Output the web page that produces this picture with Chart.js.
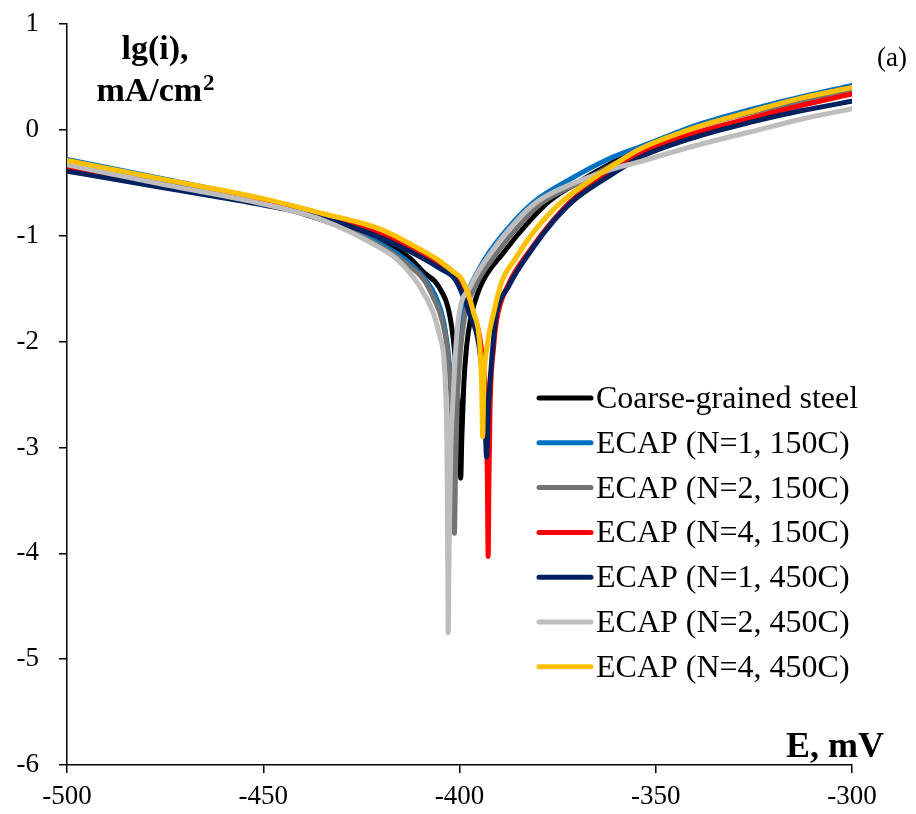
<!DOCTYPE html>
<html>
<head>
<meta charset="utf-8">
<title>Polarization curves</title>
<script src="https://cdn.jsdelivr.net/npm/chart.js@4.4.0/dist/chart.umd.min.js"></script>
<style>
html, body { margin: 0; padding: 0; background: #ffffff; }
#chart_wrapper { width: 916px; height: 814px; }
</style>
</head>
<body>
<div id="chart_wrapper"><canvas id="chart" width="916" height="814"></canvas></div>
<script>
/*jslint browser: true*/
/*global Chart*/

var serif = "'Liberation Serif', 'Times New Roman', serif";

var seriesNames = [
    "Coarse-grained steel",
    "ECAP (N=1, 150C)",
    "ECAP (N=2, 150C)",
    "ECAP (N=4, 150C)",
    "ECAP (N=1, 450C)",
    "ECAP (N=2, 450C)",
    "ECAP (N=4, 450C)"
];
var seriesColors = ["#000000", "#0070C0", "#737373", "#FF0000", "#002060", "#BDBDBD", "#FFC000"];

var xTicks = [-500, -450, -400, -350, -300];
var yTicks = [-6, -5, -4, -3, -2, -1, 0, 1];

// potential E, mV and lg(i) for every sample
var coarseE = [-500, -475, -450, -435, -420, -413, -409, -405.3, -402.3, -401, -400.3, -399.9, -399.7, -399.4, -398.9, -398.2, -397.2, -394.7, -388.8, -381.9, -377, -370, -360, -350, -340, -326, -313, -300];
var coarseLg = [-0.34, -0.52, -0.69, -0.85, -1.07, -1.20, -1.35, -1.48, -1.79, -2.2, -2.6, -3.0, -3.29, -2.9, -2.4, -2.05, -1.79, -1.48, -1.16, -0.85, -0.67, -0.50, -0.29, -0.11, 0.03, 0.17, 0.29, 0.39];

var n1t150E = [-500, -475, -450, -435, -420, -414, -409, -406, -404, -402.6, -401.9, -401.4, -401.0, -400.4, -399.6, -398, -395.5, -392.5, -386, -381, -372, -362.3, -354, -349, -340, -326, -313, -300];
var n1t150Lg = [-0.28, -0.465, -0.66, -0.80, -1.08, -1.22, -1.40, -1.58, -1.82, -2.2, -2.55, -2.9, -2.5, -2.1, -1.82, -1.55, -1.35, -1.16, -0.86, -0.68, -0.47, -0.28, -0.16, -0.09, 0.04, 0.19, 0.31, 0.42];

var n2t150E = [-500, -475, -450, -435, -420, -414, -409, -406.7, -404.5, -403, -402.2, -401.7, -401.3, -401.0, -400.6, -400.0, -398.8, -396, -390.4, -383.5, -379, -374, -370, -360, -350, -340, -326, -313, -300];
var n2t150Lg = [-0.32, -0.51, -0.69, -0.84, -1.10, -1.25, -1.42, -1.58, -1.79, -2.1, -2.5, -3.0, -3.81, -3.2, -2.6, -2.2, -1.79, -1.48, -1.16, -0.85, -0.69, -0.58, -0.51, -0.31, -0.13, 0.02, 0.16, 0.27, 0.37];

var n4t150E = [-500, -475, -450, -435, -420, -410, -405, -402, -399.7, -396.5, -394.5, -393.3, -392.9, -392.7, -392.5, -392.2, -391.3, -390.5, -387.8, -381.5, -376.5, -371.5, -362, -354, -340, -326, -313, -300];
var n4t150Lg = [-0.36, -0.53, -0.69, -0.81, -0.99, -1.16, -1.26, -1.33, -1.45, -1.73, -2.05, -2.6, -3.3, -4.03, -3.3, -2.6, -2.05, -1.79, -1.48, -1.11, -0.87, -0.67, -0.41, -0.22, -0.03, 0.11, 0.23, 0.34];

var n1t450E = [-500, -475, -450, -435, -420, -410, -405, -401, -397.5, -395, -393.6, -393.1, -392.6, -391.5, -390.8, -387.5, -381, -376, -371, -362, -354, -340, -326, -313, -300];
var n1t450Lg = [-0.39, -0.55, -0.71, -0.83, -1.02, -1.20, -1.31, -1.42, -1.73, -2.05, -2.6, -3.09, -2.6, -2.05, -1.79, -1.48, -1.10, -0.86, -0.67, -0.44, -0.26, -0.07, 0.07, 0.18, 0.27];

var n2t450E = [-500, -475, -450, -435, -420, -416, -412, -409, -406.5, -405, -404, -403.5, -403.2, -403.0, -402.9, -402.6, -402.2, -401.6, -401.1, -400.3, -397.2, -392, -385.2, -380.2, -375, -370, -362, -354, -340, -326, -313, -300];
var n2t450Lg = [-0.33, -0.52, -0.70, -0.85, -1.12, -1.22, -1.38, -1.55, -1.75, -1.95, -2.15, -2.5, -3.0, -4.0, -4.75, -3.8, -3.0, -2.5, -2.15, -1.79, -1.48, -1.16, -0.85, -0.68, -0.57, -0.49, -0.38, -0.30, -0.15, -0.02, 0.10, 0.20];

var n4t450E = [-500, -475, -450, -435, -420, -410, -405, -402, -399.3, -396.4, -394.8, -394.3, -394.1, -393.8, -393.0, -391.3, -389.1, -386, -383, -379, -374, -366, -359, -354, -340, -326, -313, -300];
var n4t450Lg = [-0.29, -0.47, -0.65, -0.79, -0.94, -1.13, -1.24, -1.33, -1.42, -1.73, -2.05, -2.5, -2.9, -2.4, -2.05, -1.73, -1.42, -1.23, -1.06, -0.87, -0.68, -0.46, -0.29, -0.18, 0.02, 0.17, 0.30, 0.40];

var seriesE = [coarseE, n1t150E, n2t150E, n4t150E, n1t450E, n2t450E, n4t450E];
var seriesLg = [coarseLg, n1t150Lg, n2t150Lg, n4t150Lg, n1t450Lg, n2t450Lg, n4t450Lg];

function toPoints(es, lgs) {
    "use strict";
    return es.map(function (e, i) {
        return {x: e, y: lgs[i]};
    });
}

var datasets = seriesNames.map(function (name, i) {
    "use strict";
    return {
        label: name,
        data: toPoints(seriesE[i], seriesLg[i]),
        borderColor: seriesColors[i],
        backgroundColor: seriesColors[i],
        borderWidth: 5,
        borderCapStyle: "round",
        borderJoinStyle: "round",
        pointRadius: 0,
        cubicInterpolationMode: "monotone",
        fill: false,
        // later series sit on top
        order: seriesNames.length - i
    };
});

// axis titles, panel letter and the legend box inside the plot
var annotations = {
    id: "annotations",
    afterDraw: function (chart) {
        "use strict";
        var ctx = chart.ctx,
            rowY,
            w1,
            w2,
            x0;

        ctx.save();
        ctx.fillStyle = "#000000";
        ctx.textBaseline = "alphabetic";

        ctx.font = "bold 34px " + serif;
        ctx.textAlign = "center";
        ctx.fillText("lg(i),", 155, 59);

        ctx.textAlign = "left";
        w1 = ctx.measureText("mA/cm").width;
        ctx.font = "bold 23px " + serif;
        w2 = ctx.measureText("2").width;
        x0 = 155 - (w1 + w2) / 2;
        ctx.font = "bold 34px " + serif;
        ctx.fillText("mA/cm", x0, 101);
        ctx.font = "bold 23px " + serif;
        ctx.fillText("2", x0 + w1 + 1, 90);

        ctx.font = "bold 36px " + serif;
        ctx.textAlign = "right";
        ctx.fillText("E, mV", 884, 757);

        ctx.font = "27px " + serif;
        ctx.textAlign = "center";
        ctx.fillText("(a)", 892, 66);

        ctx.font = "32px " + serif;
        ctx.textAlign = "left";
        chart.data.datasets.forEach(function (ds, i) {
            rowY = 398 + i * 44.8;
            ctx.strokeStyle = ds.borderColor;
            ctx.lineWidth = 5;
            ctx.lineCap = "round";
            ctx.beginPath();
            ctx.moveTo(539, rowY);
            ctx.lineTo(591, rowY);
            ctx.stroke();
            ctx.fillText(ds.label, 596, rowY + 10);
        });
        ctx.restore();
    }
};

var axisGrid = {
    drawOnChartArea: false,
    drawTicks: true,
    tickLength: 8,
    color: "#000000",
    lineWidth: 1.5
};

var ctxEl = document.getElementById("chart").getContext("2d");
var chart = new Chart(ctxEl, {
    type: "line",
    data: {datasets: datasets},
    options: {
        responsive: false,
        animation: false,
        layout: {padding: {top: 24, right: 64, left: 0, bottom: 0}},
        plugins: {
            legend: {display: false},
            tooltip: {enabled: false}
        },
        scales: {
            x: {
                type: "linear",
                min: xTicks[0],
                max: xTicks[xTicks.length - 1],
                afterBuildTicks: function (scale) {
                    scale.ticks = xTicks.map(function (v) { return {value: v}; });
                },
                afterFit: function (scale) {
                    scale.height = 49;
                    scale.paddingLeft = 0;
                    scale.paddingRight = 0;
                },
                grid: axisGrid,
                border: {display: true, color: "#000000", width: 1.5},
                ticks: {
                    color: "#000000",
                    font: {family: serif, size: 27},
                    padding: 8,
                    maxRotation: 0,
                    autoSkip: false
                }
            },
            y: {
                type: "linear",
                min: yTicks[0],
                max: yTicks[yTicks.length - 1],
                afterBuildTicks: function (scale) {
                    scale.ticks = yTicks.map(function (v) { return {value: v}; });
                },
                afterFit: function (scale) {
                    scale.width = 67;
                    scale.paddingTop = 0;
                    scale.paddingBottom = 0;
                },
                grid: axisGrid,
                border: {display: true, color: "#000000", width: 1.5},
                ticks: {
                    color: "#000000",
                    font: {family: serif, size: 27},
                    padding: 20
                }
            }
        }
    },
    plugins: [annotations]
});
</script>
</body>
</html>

------------------------------------------------------------

(Prompt)
Would you reproduce the lines above, from the very first through the line containing "var yTicks = [-6, -5, -4, -3, -2, -1, 0, 1];", exactly and without the pictures?

(Task response)
Output the web page that produces this picture with Chart.js.
<!DOCTYPE html>
<html>
<head>
<meta charset="utf-8">
<title>Polarization curves</title>
<script src="https://cdn.jsdelivr.net/npm/chart.js@4.4.0/dist/chart.umd.min.js"></script>
<style>
html, body { margin: 0; padding: 0; background: #ffffff; }
#chart_wrapper { width: 916px; height: 814px; }
</style>
</head>
<body>
<div id="chart_wrapper"><canvas id="chart" width="916" height="814"></canvas></div>
<script>
/*jslint browser: true*/
/*global Chart*/

var serif = "'Liberation Serif', 'Times New Roman', serif";

var seriesNames = [
    "Coarse-grained steel",
    "ECAP (N=1, 150C)",
    "ECAP (N=2, 150C)",
    "ECAP (N=4, 150C)",
    "ECAP (N=1, 450C)",
    "ECAP (N=2, 450C)",
    "ECAP (N=4, 450C)"
];
var seriesColors = ["#000000", "#0070C0", "#737373", "#FF0000", "#002060", "#BDBDBD", "#FFC000"];

var xTicks = [-500, -450, -400, -350, -300];
var yTicks = [-6, -5, -4, -3, -2, -1, 0, 1];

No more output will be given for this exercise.